J’entends des airs du temps de Mozart. Mais ce n’est pas lui, une évidence le souffle ; il leur manque quelque chose, c’est un trop plein d’entente qui multiplie les gesticulations, magie cherchée puis trouvée dans cet air satisfait d’un allegro carré. Pris dans leur propre jeu, ces musiciens éludent l’ouvert, refusent le mutisme acquiesçant de la vie, ignorent l’océan qui bat sous le remuement des lames certaines. La main est experte, l’artisan a du métier, mais l’entente est gentiment dansée : il faut combler les creux au plus vite, disent-ils, alors que Mozart chavire constamment. Parfaite parce qu’imparfaite, sa vie s’expose au silence sans presque y toucher, stupéfiante sonate de voix croisées en pleine houle voulue. De la main qui frappe, Mozart n’oublie jamais l’essence grave qui court des doigts jusqu’au poignet, coupoles que nous portons au bout des bras sans les voir et qui dessinent sur leurs dômes des veines palpitantes, tandis qu’à l’intérieur se croisent lignes de vie et lignes de chance. Les phalanges obéissent mais seules les dernières touchent ; les autres, celles qui précèdent, s’occupent de ménager au silence la part de vérité que figure l’arrondi des mains nues.

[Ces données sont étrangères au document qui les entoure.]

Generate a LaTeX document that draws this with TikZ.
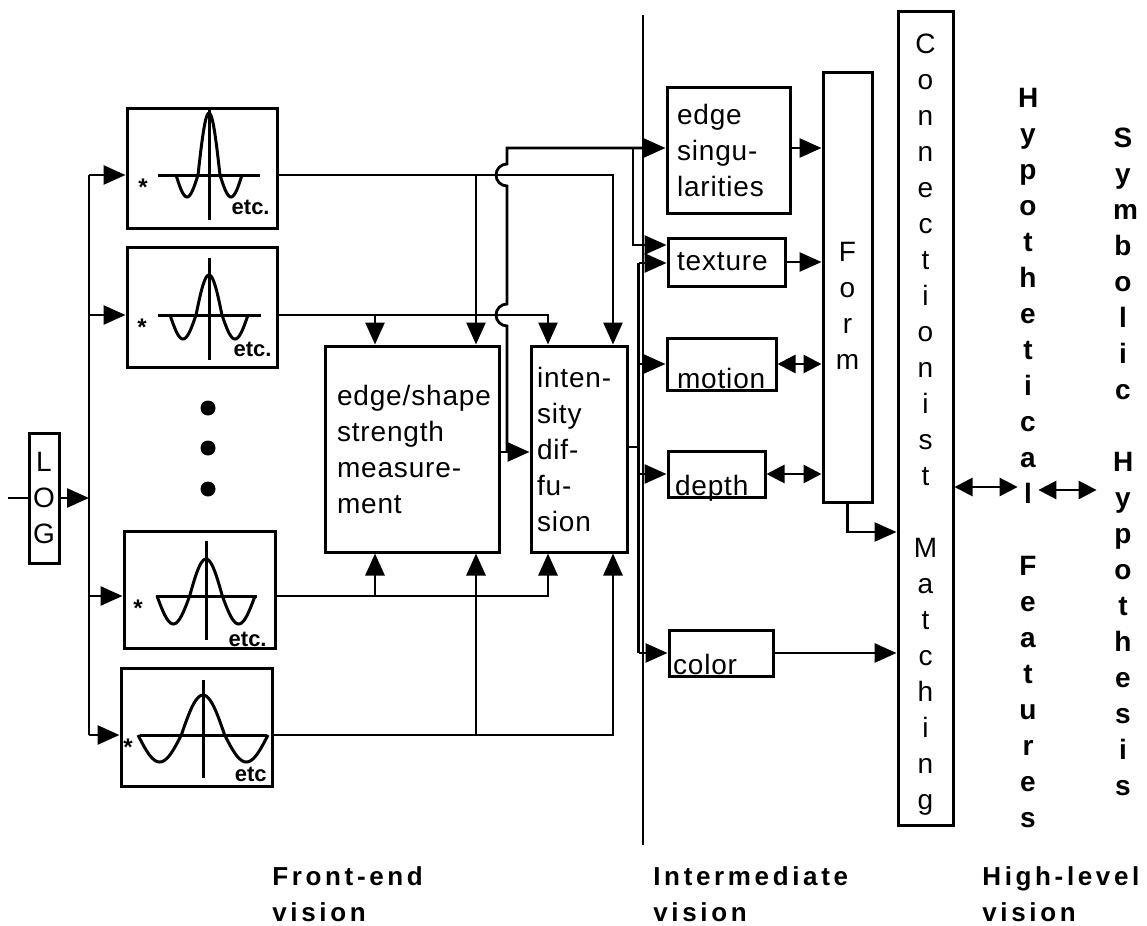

C’est la même absence humaine qui dort sous les voûtes romanes. Et plus les vitraux sont petits, plus le silence s’ouvre au plein des éclats de lumière aboutés ; le plomb glisse du bout des doigts, fluidifie la nuit d’étoiles bleues, jaunes, rouges qui se lancent hors de nous, longtemps après que nous avons clos l’huis dévoré des pluies ; dans l’espace poussiéreux d’où ne descend plus que le moisi des arcs, la porte pivote en grinçant et ces craquements inhumains semblent les échos des milliards de prières soufflées aux parois ; ces mains jointes, ces lèvres émues auraient pu empêcher la formation des mousses qui glissent des voûtes malades pour aller mordre le pavement délaissé… mais les mains sont envolées avec les paroles sacrées. Et les pas, mon Dieu, les pas ! Une fois dehors, je sens que la soif brûle mon palais et je me souviens que le bénitier était sec, en effet.
Je descends d’une marche encore ; je m’enfonce dans la nuit close du cinéma : la lumière montre à cru en un lent tournoiement d’antiques statues que le maître farda. Le silence du Mépris naît de l’effroi des couleurs primaires plaquées sur les visages muets ; c’est si loin désormais que la presqu’île devient une île où la présence fut, mais n’est plus. Elle dérive. Je rêve avec le cinéaste, au large du plus large, d’un temps de raison où les mains savaient encore caresser les visages. L’absence était cet éclat qui jaillit hors de la pierre sous les coups d’un burin très tranchant ; la violence était belle ; elle faisait les pommettes douces et le regard serein que nous ne voyons plus. Cette résurrection brutale des héros maquillés alimente le regret d’un secret dévoyé dans les nus des musées.
Le ciel ne proposant rien d’autre que ce qu’a vu le vent d’ouest, je m’avance plus bas encore dans la ténèbre des grottes, et là, surprise, avant l’écriture, je retrouve mes amies par milliers, mains soufflées, mains plaquées, dont on prétend ne rien savoir, sinon qu’elles sont datables ! On remplace l’ignorance par des chiffres, pauvres de nous, bel effet du carbone quatorze et des sciences casquées ! Eh, mon Dieu, mais c’est aussi simple qu’un enfant qui se tait ! Les mains étreignent la roche pour survivre, bien sûr ; ce secret n’est rien d’autre que la présence qui trace au plus humide des parois un sang neuf, vibrant comme des volées de flèches, enviant à la pierre sa rugosité sans gloire, vraie nuit d’éternité. Les animaux du temps poussent alentour un cortège trouble où le repentir du bois brûlé trace sûrement les chasses vécues et resongées. Mains et bêtes se proposent aux tremblements de la lampe, côte à côte sous les coupoles creusées des eaux, violence et silence se livrent ensemble, cris et souffles se font peur, puis s’apaisent mutuellement. Il le faut pour que la vie rechante.
Oui, le secret est dans nos mains, tout le monde le sait, et je l’éprouve chaque jour quand ma pointe s’avance hors du monde où je vis, à deux pas, à l’écart, pour moi seul.